Next up in our series reviewing the tools of the analogue world for digital natives is microfiche and microfilm, the flat sheets or rolls of microfilm used by institutions throughout the twentieth century for information storage. Read on as we clarify the difference between microfiche and microfilm, explain how both worked and consider whether the time is now ripe for a comeback!
Microfiche or microfilm?
Let’s start by clearing this one up with some definitions: both microfiche and microfilm are types of microform, storing photographic images of documentation too small to be visible to the human eye. The difference is in their format. Microfiche consists of flat sheets of microfilm, usually measuring around 10 x 15 cm, whereas microfilm is a long strip of 16mm or 35mm film, wound into a roll. Microfilm was created as early as the 19th century, hand in the hand with the wider development of photography, but it was not until the 1930s that it began to be used for commercial purposes. It is unclear precisely when the first microfiches were produced, but they seemed to be in widespread use by the 1960s.
Both can be produced as positive or negative images, although negatives are more common. And both can be viewed using a reader, using a magnifying lens to enlarge the images.
In the pre-internet world, both types of microform were used to store documentation and make it available to researchers and the general public, much as digitisation is used today. If you were conducting research into your family tree, for example, you would probably have consulted microforms of the public records in your local archives. Libraries often held archive copies of newspapers on microfilm, and universities used them to keep copies of PhD theses, since the amount of space needed to store them was much less that for the physical documents.
The ESA Archives holds some microfilms from industry in its Envisat technical documentation and master microfilm files, along with microfiches of ESA final contract reports and official blue-docs - you can see some examples in the slideshow below. We also have a microfiche reader that was capable of converting them into pdf files.
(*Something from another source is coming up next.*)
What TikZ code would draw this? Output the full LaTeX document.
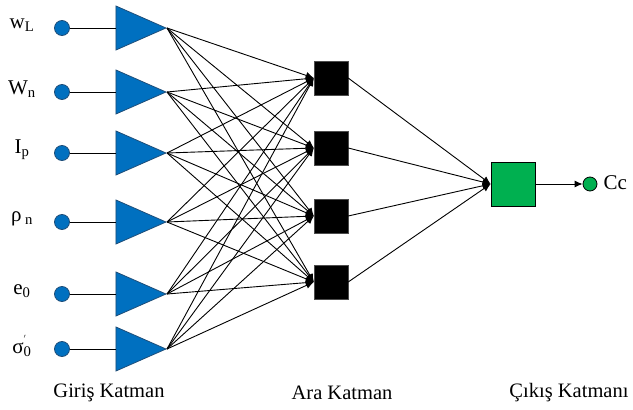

Conservation issues and user experience
However, the sad reality is that our reader is currently out of action, pending repair (and we suspect we are not the only institution with this problem!) This is an important issue and an interesting negative correlation too – as this equipment acquires ‘historical’ value, it becomes harder and harder to find the parts and the experts to carry out such repairs. And our preservation needs – and costs - grow from the safeguarding of the films themselves to ensuring the continued functioning of the machines needed to read them.
Of course, the film itself can also suffer damage. A wide range of defects can adversely affect the quality of the reproduction made from microfilm: scratches, holes in the emulsion or base, or finger marks being just a few. And over time, the film can deteriorate: the acetate-based microfilm in general use until the 1990s can break down when exposed to fluctuating temperatures, humidity, or pollutants. Where this happens, the film base degrades, generating acetic acid with its vinegar smell – known as ‘vinegar syndrome’.
And then there is the question of what users actually thought. A paper given at a 2003 conference organised by a working group of the International Council for Archives, on Microfilming and Digitization as Choices in Preservation, gave a damning verdict: “Basically no one likes using microfilm. Over the past weeks I discussed the theme of this conference with various people, and every time I heard how they hate microfilm. And, as a librarian once pointed out to me, to make matters worse, users of microfilm are often treated as outcasts and relegated to a bare, unpleasant corner of the library where they cannot disturb the other readers in their struggle with noisy machines.’’
The gold standard of the past!
Despite these issues, one of the great advantages of microforms is their long expected life – which according to the type of film can be anything from 100 up to 500 years. And, in fact, microforms were promoted as a unique, perennial format for preservation, and are still regarded by many archivists as a gold standard. We might enjoy the irony that these microforms are still with us, while different digital formats for media storage come and go frequently (how many of us have CDs and DVDs that we can no longer play in our homes?) And it is certainly interesting to rethink common assumptions about digital formats being the only way to conserve material for the future. Is it possible that we may one day return to analogue formats like microforms to future-proof our collections?